Q grinned, as if finding Limis’s reasoning flawed. “That doesn’t necessarily follow that victory in the Dominion War is part of the ‘correct timeline’,” he offered. “Remember what I said about greater divine plans.”
“I could not care less about a far future’s ‘correct timeline’,” Limis huffed while seating herself in one of the guest chairs. “I only care about the present and the more immediate future. And a future living under Dominion rule is not one I want to live in. Even if I did know the outcome with a hundred percent certainty, I still wouldn’t roll over and let it happen.”
Q walked towards the desk and sat down in the other guest chair. “As you keep saying,” he responded in a hushed tone, “we make our own futures, with a little help from us, along the way.”
“Are all the Q such narcissists or just you?” Limis snapped. “And come to think of it, just a few days ago, you were telling me to ‘do what needs to be done.’ Now you’re making me doubt that I’m taking the right course of action. This is just another one of your sick games.”
Q wagged his forefinger in her direction. “Oh, you’re good. I’m simply making sure you are doing the right thing for the right reasons.”

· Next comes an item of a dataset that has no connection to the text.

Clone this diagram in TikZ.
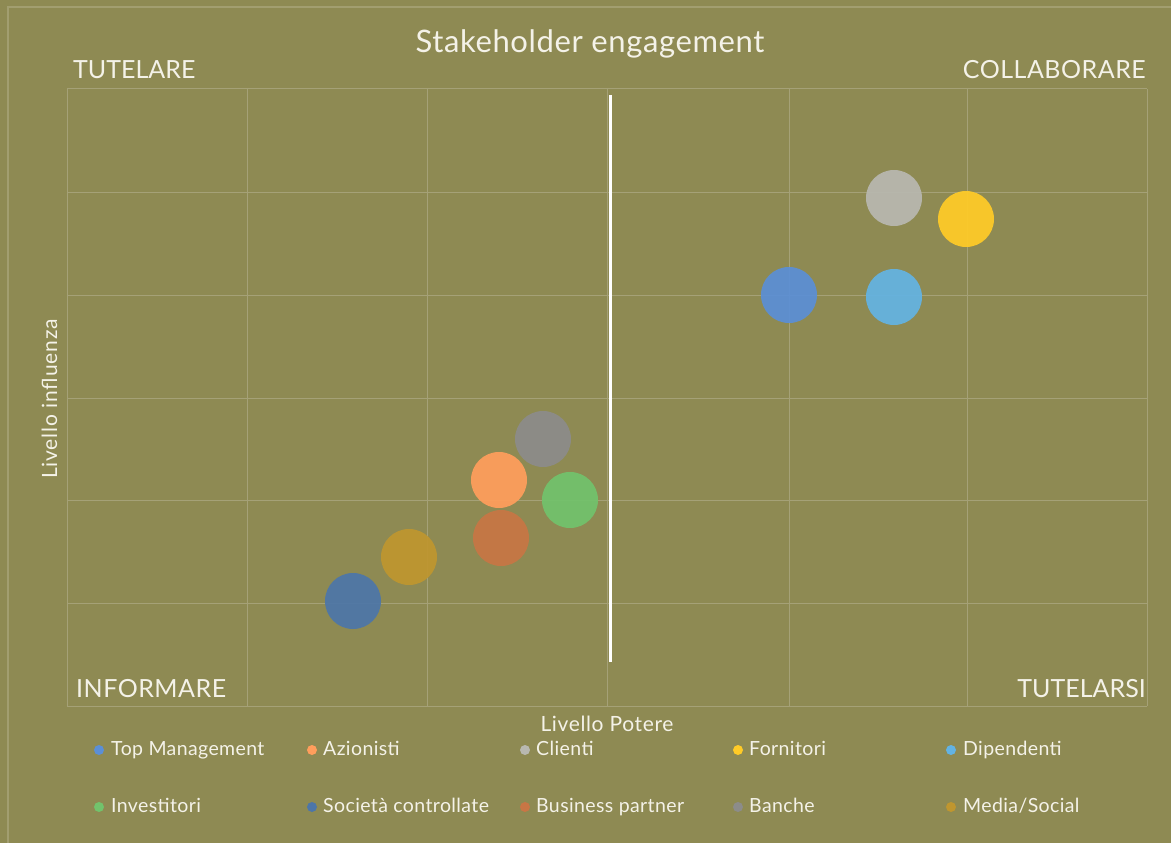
\documentclass[tikz,border=0pt]{standalone}
\usepackage{fontspec}
\setmainfont{Lato}
\definecolor{bg}{HTML}{8E8A53}
\definecolor{grid}{HTML}{A5A177}
\definecolor{frame}{HTML}{A29E70}
\definecolor{txt}{HTML}{F4F2E8}
\definecolor{cTop}{HTML}{5B8FD6}
\definecolor{cAzi}{HTML}{FF9E5C}
\definecolor{cCli}{HTML}{B8B8B0}
\definecolor{cFor}{HTML}{FFCB27}
\definecolor{cDip}{HTML}{63B3E3}
\definecolor{cInv}{HTML}{72C36C}
\definecolor{cSoc}{HTML}{4D76A8}
\definecolor{cBus}{HTML}{C87645}
\definecolor{cBan}{HTML}{8C8C8A}
\definecolor{cMed}{HTML}{BF962F}
\tikzset{
  bubble/.style={circle, minimum size=56pt, inner sep=0pt, fill=#1, fill opacity=0.93, draw=none},
  legdot/.style={circle, minimum size=10pt, inner sep=0pt, fill=#1, draw=none},
  legtxt/.style={anchor=base west, inner sep=0pt, text=txt, font=\fontsize{19.5}{22}\selectfont\addfontfeature{LetterSpace=2}},
  quad/.style={inner sep=0pt, text=txt, font=\fontsize{25}{28}\selectfont},
  gridline/.style={draw=grid, line width=1pt},
}
\begin{document}
\begin{tikzpicture}[x=1pt,y=-1pt]
\fill[bg] (0,0) rectangle (1171,843);
\useasboundingbox (0,0) rectangle (1171,843);
% outer frame (left and top)
\draw[frame, line width=1.2pt] (8,843) -- (8,7) -- (1171,7);
% grid
\foreach \x in {67,247,427,607,789,967,1147} \draw[gridline] (\x,89) -- (\x,706);
\foreach \y in {89,192,295,398,500,603,706} \draw[gridline] (67,\y) -- (1147,\y);
% central divider
\coordinate (dtop) at (610,95);
\coordinate (dbot) at (610,662);
\draw[white, line width=3pt] (dtop) -- (dbot);
% title
\node[anchor=base, inner sep=0pt, text=txt, font=\fontsize{31}{34}\selectfont\addfontfeature{LetterSpace=2}] (title) at (590,53) {Stakeholder engagement};
% quadrant labels
\node[quad, anchor=base west] (tl) at (73,79) {TUTELARE};
\node[quad, anchor=base east] (tr) at (1146,79) {\addfontfeature{LetterSpace=2}COLLABORARE};
\node[quad, anchor=base west] (bl) at (76,697) {\addfontfeature{LetterSpace=2}INFORMARE};
\node[quad, anchor=base east] (br) at (1146,697) {TUTELARSI};
% axis labels
\node[anchor=base, inner sep=0pt, text=txt, font=\fontsize{21}{24}\selectfont\addfontfeature{LetterSpace=3}] (xlab) at (607,731) {Livello Potere};
\node[anchor=base, rotate=90, inner sep=0pt, text=txt, font=\fontsize{21}{24}\selectfont\addfontfeature{LetterSpace=4}] (ylab) at (57,399) {Livello influenza};
% bubbles
\node[bubble=cCli] (cli) at (894,198) {};
\node[bubble=cFor] (for) at (966,219) {};
\node[bubble=cTop] (top) at (789,295) {};
\node[bubble=cDip] (dip) at (894,297) {};
\node[bubble=cBan] (ban) at (543,439) {};
\node[bubble=cAzi] (azi) at (499,480) {};
\node[bubble=cInv] (inv) at (570,500) {};
\node[bubble=cBus] (bus) at (501,538) {};
\node[bubble=cMed] (med) at (409,557) {};
\node[bubble=cSoc] (soc) at (353,601) {};
% legend row 1
\node[legdot=cTop] (d1) at (99,750) {};
\node[legtxt] (l1) at (111,755) {Top Management};
\node[legdot=cAzi] (d2) at (312,750) {};
\node[legtxt] (l2) at (323,755) {Azionisti};
\node[legdot=cCli] (d3) at (525,750) {};
\node[legtxt] (l3) at (536,755) {Clienti};
\node[legdot=cFor] (d4) at (738,750) {};
\node[legtxt] (l4) at (749,755) {Fornitori};
\node[legdot=cDip] (d5) at (951,750) {};
\node[legtxt] (l5) at (963,755) {Dipendenti};
% legend row 2
\node[legdot=cInv] (d6) at (99,807) {};
\node[legtxt] (l6) at (111,812) {Investitori};
\node[legdot=cSoc] (d7) at (312,807) {};
\node[legtxt] (l7) at (323,812) {Società controllate};
\node[legdot=cBus] (d8) at (525,807) {};
\node[legtxt] (l8) at (536,812) {Business partner};
\node[legdot=cBan] (d9) at (738,807) {};
\node[legtxt] (l9) at (749,812) {Banche};
\node[legdot=cMed] (d10) at (951,807) {};
\node[legtxt] (l10) at (963,812) {Media/Social};
\end{tikzpicture}
\end{document}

“And what if I weren’t doing the right thing for the right reasons?”
“Just be thankful I don’t need to answer that question.” And after that cryptic reply, he snapped his fingers and disappeared in a flash.
Limis scoffed and rolled her eyes. Right now, she was not really concerned with whether all the Q were as obnoxious as this one. To him, she was just performing for his amusement—something to which Limis did not take kindly.